Even with that size of disc, my strategy is always to do a lot of noise reduction and compression on the bonus features, to make room on the disc for all the grain. This just makes sense becuase nobody really minds if a video interview isn't presented with it's original video camera noise intact, but preserving the original grain is essential for a high quality presentation. So the bonus features use a tiny portion of the disc because they're very compressable with a lot of pre-optimization. CINEMA PARADISO is another example of this, if I recall correctly the feature is on there at CBR 95mbps. The bonus features had to be recompressed for the UHD BD because they were originally interlaced (UHD BD doesn't support interlaced formats), so we took the opportunity to redo them in HEVC and compress them further. More room for the film.

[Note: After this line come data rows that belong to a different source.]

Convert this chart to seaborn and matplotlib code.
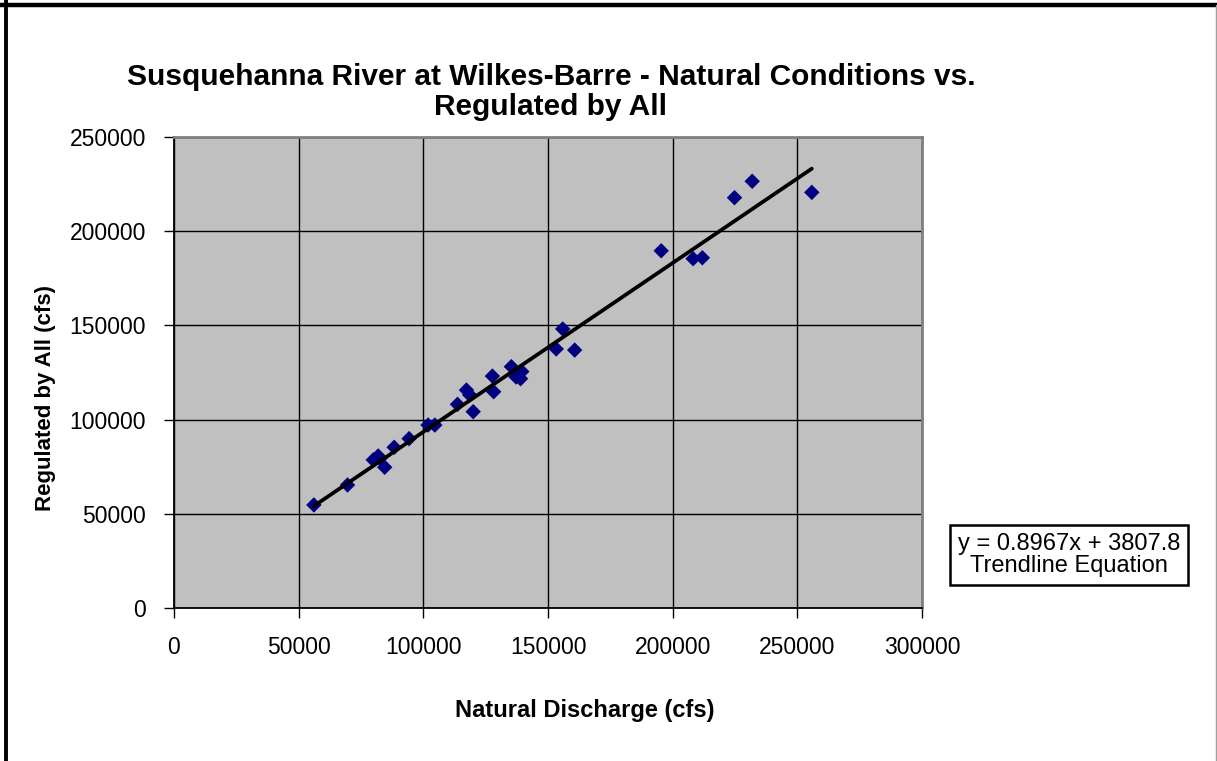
import matplotlib
matplotlib.use("Agg")
import matplotlib.pyplot as plt
from matplotlib.lines import Line2D
import numpy as np
import pandas as pd
import seaborn as sns

# Paired peak flows: natural discharge vs. flow regulated by all reservoirs (cfs)
natural_cfs = [56100, 69600, 79900, 81900, 82600, 84500, 88300, 94300,
               101900, 104600, 113700, 117300, 118600, 120000, 127700,
               128200, 135300, 137200, 139000, 139500, 153300, 155900,
               160700, 195400, 208200, 211900, 224800, 231900, 255800]
regulated_cfs = [54700, 65300, 78600, 80700, 79400, 74700, 85300, 89900,
                 97100, 97100, 108100, 115700, 113100, 104200, 123100,
                 114800, 128100, 122600, 121700, 125500, 137500, 148100,
                 136900, 189600, 185400, 185900, 217800, 226500, 220600]

# Linear trendline fitted to the pairs
trend_slope = 0.8967
trend_intercept = 3807.8

x_ticks = [0, 50000, 100000, 150000, 200000, 250000, 300000]
y_ticks = [0, 50000, 100000, 150000, 200000, 250000]

title = "Susquehanna River at Wilkes-Barre - Natural Conditions vs.\nRegulated by All"
x_label = "Natural Discharge (cfs)"
y_label = "Regulated by All (cfs)"
equation_text = f"y = {trend_slope}x + {trend_intercept}\nTrendline Equation"

sns.set_theme(style="white")
plt.rcParams['font.family'] = ['Liberation Sans', 'DejaVu Sans']
plt.rcParams['text.color'] = 'black'

W, H = 1217, 761
fig = plt.figure(figsize=(W / 100, H / 100), dpi=100)
ax = fig.add_axes([174 / W, 1 - 608 / H, (922 - 174) / W, (608 - 137) / H])
ax.set_facecolor('#C0C0C0')

points = pd.DataFrame({'natural': natural_cfs, 'regulated': regulated_cfs})
trend_x = np.array([min(natural_cfs), max(natural_cfs)], dtype=float)
trend = pd.DataFrame({'natural': trend_x,
                      'regulated': trend_slope * trend_x + trend_intercept})

sns.scatterplot(data=points, x='natural', y='regulated', marker='D', s=62,
                color='#000080', edgecolor='none', linewidth=0, ax=ax, zorder=3)
sns.lineplot(data=trend, x='natural', y='regulated', color='black',
             linewidth=2.7, ax=ax, zorder=4)

ax.set_xlim(x_ticks[0], x_ticks[-1])
ax.set_ylim(y_ticks[0], y_ticks[-1])
ax.set_xticks(x_ticks)
ax.set_yticks(y_ticks)
ax.set_xticklabels([str(t) for t in x_ticks])
ax.set_yticklabels([str(t) for t in y_ticks])

ax.set_axisbelow(True)
ax.grid(True, color='black', linewidth=1.0)
for side in ('left', 'bottom'):
    ax.spines[side].set_color('black')
    ax.spines[side].set_linewidth(1.3)
for side in ('top', 'right'):
    ax.spines[side].set_color('#808080')
    ax.spines[side].set_linewidth(2.0)

ax.tick_params(axis='both', direction='out', length=7, width=1, color='black',
               labelsize=16.5, labelcolor='black', pad=13,
               bottom=True, left=True)
ax.set_xlabel("")
ax.set_ylabel("")

fig.text(551 / W, 1 - 92 / H, title, ha='center', va='center', color='black',
         fontsize=21.5, fontweight='bold', linespacing=1.1)
fig.text(585 / W, 1 - 710 / H, x_label, ha='center', va='center', color='black',
         fontsize=17, fontweight='bold')
fig.text(46 / W, 1 - 398 / H, y_label, ha='center', va='center', color='black',
         rotation=90, fontsize=16, fontweight='bold')

fig.text(1069 / W, 1 - 555 / H, equation_text, ha='center', va='center',
         color='black', fontsize=17, linespacing=0.95,
         bbox=dict(boxstyle='square,pad=0.35', facecolor='white',
                   edgecolor='black', linewidth=1.8))

# Chart-area frame
fig.add_artist(Line2D([0, 1], [1 - 4.5 / H, 1 - 4.5 / H], color='black',
                      linewidth=3.2, transform=fig.transFigure))
fig.add_artist(Line2D([5.5 / W, 5.5 / W], [0, 1], color='black',
                      linewidth=2.8, transform=fig.transFigure))
fig.add_artist(Line2D([1215.5 / W, 1215.5 / W], [0, 1 - 4.5 / H], color='#A0A0A0',
                      linewidth=1.0, transform=fig.transFigure))

fig.savefig("out.png", dpi=100)
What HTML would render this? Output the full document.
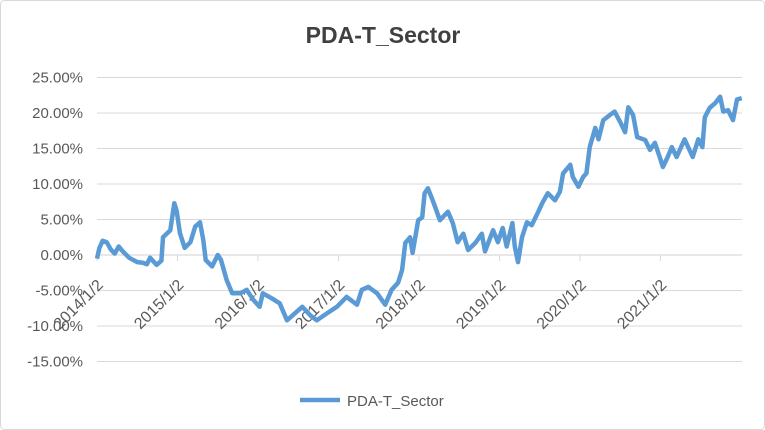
<!DOCTYPE html>
<html><head><meta charset="utf-8"><style>
body{margin:0;background:#fff;font-family:"Liberation Sans",Arial,sans-serif}
svg{display:block}
</style></head><body>
<svg width="765" height="430" id="chart">
<rect x="0.5" y="0.5" width="764" height="429" rx="4" fill="#fff" stroke="#d9d9d9"/>
<text x="383" y="43" text-anchor="middle" font-size="23" font-weight="bold" fill="#404040">PDA-T_Sector</text>
<g id="grid"></g><g id="yl"></g><g id="xl"></g>
<g id="series"></g>
<g>
<line x1="300" y1="400" x2="340" y2="400" stroke="#5b9bd5" stroke-width="4.5"/>
<text x="347" y="406" font-size="15" fill="#595959">PDA-T_Sector</text>
</g>
</svg>
<script>
const yTicks=[25,20,15,10,5,0,-5,-10,-15];
const xTickLabels=["2014/1/2","2015/1/2","2016/1/2","2017/1/2","2018/1/2","2019/1/2","2020/1/2","2021/1/2"];
const xTickYears=[0,1,2,3,4,5,6,7];
const times=[0,0.03,0.07,0.12,0.17,0.22,0.27,0.32,0.4,0.5,0.57,0.62,0.66,0.74,0.8,0.82,0.91,0.96,0.99,1.03,1.09,1.16,1.22,1.28,1.32,1.35,1.43,1.5,1.54,1.61,1.68,1.78,1.86,1.94,2.02,2.06,2.17,2.27,2.36,2.48,2.55,2.65,2.73,2.86,2.98,3.1,3.23,3.29,3.37,3.48,3.58,3.66,3.74,3.79,3.83,3.89,3.92,3.99,4.04,4.07,4.11,4.17,4.26,4.36,4.42,4.48,4.55,4.61,4.7,4.78,4.82,4.92,4.98,5.04,5.09,5.16,5.19,5.23,5.28,5.34,5.4,5.47,5.53,5.6,5.69,5.75,5.79,5.88,5.91,5.98,6.04,6.08,6.12,6.19,6.23,6.29,6.37,6.43,6.5,6.56,6.6,6.66,6.71,6.81,6.87,6.93,6.99,7.03,7.09,7.14,7.2,7.3,7.4,7.47,7.52,7.55,7.61,7.68,7.74,7.78,7.84,7.9,7.95,8.01];
const values=[-0.5,1.0,2.0,1.8,0.8,0.2,1.2,0.5,-0.4,-1.0,-1.1,-1.3,-0.4,-1.4,-0.8,2.5,3.5,7.3,6.2,3.1,1.0,1.8,4.0,4.6,2.1,-0.7,-1.6,0,-0.7,-3.5,-5.4,-5.4,-4.9,-6.3,-7.3,-5.4,-6.1,-6.8,-9.2,-8.0,-7.3,-8.5,-9.2,-8.2,-7.3,-5.9,-7.0,-4.9,-4.5,-5.4,-7.0,-4.9,-3.9,-2.1,1.7,2.5,0.3,4.9,5.3,8.7,9.4,7.7,4.9,6.1,4.5,1.8,3.0,0.7,1.7,3.0,0.5,3.5,1.8,3.8,1.2,4.5,1.2,-1.0,2.5,4.6,4.2,5.8,7.3,8.7,7.7,8.9,11.5,12.7,11.0,9.6,11.0,11.5,15.2,17.9,16.3,19.0,19.7,20.2,18.7,17.3,20.8,19.7,16.6,16.2,14.8,15.8,13.8,12.4,13.8,15.2,13.8,16.3,13.8,16.3,15.2,19.4,20.7,21.4,22.3,20.2,20.4,19.0,21.9,22.1];
const NS="http://www.w3.org/2000/svg";
const X0=97,PXY=80.5,Y0=255,PXV=7.1;
const xs=t=>X0+t*PXY, ys=v=>Y0-v*PXV;
const grid=document.getElementById('grid'),yl=document.getElementById('yl'),xl=document.getElementById('xl'),ser=document.getElementById('series');
yTicks.forEach(v=>{
 const l=document.createElementNS(NS,'line');
 
 
 l.setAttribute('x1',97);l.setAttribute('x2',742);l.setAttribute('y1',ys(v));l.setAttribute('y2',ys(v));
 l.setAttribute('stroke',v===0?'#d0d0d0':'#d9d9d9');l.setAttribute('stroke-width',1);
 grid.appendChild(l);
 const t=document.createElementNS(NS,'text');
 
 
 t.setAttribute('x',83);t.setAttribute('y',ys(v)+5);t.setAttribute('text-anchor','end');
 t.setAttribute('font-size','15');t.setAttribute('fill','#595959');
 t.textContent=v.toFixed(2)+'%';yl.appendChild(t);
});
xTickYears.forEach((yr,i)=>{
 const x=xs(yr);
 const k=document.createElementNS(NS,'line');
 
 
 k.setAttribute('x1',x);k.setAttribute('x2',x);k.setAttribute('y1',255);k.setAttribute('y2',261);k.setAttribute('stroke','#d9d9d9');
 xl.appendChild(k);
 const t=document.createElementNS(NS,'text');
 
 
 const ax=x+7, ay=286;
 t.setAttribute('x',ax);t.setAttribute('y',ay);t.setAttribute('text-anchor','end');
 t.setAttribute('font-size','16');t.setAttribute('fill','#595959');
 t.setAttribute('transform','rotate(-45 '+ax+' '+ay+')');
 t.textContent=xTickLabels[i];xl.appendChild(t);
});
const p=document.createElementNS(NS,'polyline');


p.setAttribute('points',times.map((t,i)=>xs(t).toFixed(1)+','+ys(values[i]).toFixed(1)).join(' '));
p.setAttribute('fill','none');p.setAttribute('stroke','#5b9bd5');p.setAttribute('stroke-width','4.5');p.setAttribute('stroke-linejoin','round');
ser.appendChild(p);
</script>
</body></html>
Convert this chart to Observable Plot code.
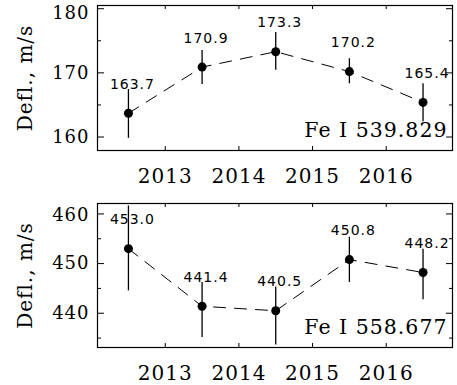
<!DOCTYPE html>
<html>
<head>
<meta charset="utf-8">
<script src="https://cdn.jsdelivr.net/npm/d3@7"></script>
<script src="https://cdn.jsdelivr.net/npm/@observablehq/plot@0.6"></script>
<style>
  html, body { margin: 0; padding: 0; background: white; }
  #chart svg { display: block; }
  #chart svg text { letter-spacing: 1px; }
</style>
</head>
<body>
<div id="chart"></div>
<script>
const years = [2012.5, 2013.5, 2014.5, 2015.5, 2016.5];
const xTicks = [2013, 2014, 2015, 2016];

const defl539 = [163.7, 170.9, 173.3, 170.2, 165.4];
const errHi539 = [3.7, 2.6, 3.0, 2.0, 2.9];
const errLo539 = [3.9, 2.7, 2.9, 1.9, 3.0];
const yMajor539 = [160, 170, 180];
const yMinor539 = [165, 175];

const defl558 = [453.0, 441.4, 440.5, 450.8, 448.2];
const errHi558 = [8.6, 4.8, 4.8, 4.5, 4.7];
const errLo558 = [8.5, 6.3, 6.9, 4.6, 5.5];
const yMajor558 = [440, 450, 460];
const yMinor558 = [435, 445, 455];

const lineNames = ["Fe I 539.829", "Fe I 558.677"];
const yLabel = "Defl., m/s";

const W = 457, ML = 97, MR = 5;
const FW = W - ML - MR;

function panel({values, hi, lo, domain, majors, minors, name, height, marginTop, marginBottom, topLabelDy}) {
  const data = years.map((x, i) => ({x, v: values[i], lo: values[i] - lo[i], hi: values[i] + hi[i]}));
  const FH = height - marginTop - marginBottom;
  const yAxisOpts = {tickSize: 0, tickPadding: 8, fontSize: 18, tickFormat: d => String(d), label: null};
  return Plot.plot({
    width: W, height, marginTop, marginBottom, marginLeft: ML, marginRight: MR,
    x: {domain: [2012.08, 2016.9]},
    y: {domain},
    style: {fontFamily: "DejaVu Serif", background: "white", color: "black"},
    marks: [
      Plot.frame({stroke: "black", strokeWidth: 1.2}),
      Plot.tickX(xTicks, {x: d => d, insetTop: FH - 4, stroke: "black"}),
      Plot.tickX(xTicks, {x: d => d, insetBottom: FH - 4, stroke: "black"}),
      Plot.tickY(majors, {y: d => d, insetRight: FW - 7, stroke: "black"}),
      Plot.tickY(majors, {y: d => d, insetLeft: FW - 6, stroke: "black"}),
      Plot.tickY(minors, {y: d => d, insetRight: FW - 4, stroke: "black"}),
      Plot.tickY(minors, {y: d => d, insetLeft: FW - 3, stroke: "black"}),
      Plot.axisX({ticks: xTicks, tickSize: 0, tickPadding: 18, fontSize: 20, tickFormat: d => String(d), label: null}),
      Plot.axisY({ticks: majors.slice(0, -1), ...yAxisOpts}),
      Plot.axisY({ticks: majors.slice(-1), ...yAxisOpts, dy: topLabelDy}),
      Plot.text([yLabel], {frameAnchor: "left", text: d => d, rotate: -90, textAnchor: "middle", dx: -72, fontSize: 20}),
      Plot.line(data, {x: "x", y: "v", stroke: "black", strokeWidth: 1, strokeDasharray: "12,9"}),
      Plot.ruleX(data, {x: "x", y1: "lo", y2: "hi", stroke: "black", strokeWidth: 1.3}),
      Plot.dot(data, {x: "x", y: "v", r: 4.5, fill: "black", stroke: "none"}),
      Plot.text(data, {x: "x", y: "v", text: d => d.v.toFixed(1), dy: -29, dx: 4, fontFamily: "DejaVu Sans", fontSize: 14, fill: "black"}),
      Plot.text([name], {frameAnchor: "bottom-right", text: d => d, textAnchor: "end", dx: -5, dy: -14, fontSize: 20.5, fill: "black"})
    ]
  });
}

const chart = document.getElementById("chart");
chart.append(panel({values: defl539, hi: errHi539, lo: errLo539, domain: [157.9, 180.5],
  majors: yMajor539, minors: yMinor539, name: lineNames[0], height: 190, marginTop: 5, marginBottom: 40, topLabelDy: 5}));
chart.append(panel({values: defl558, hi: errHi558, lo: errLo558, domain: [433.1, 462.1],
  majors: yMajor558, minors: yMinor558, name: lineNames[1], height: 195, marginTop: 13, marginBottom: 38, topLabelDy: 1}));
</script>
</body>
</html>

#2: We don't change the color or the brightness, or any other artistic decision, in compression, because it's the colorist's job.
Re "baked in", by definition, yes - whether it's SDR or HDR, we get delivered pixel data, in either an RGB or Y'CbCr format. That numerical data describes the color of each pixel. The only difference with HDR is that with the advanced HDR formats, you have additional metadata that syncs to the picture that ultimately gets carried in the compressed video that provides pointers to lower brightness displays on how to best present the video.
They won't be made from the same master, but instead will have been made from separate SDR and HDR masters. And there's a lot that could look different between the SDR/Rec.709 version and an HDR/Rec.2020 version, and a lot the display could be doing to it to make it look different, if it didn't already. With SDR we could achieve totally accurate display, but HDR's use of tone mapping rewrites the rules somewhat, especially with projectors where the brightness is limited.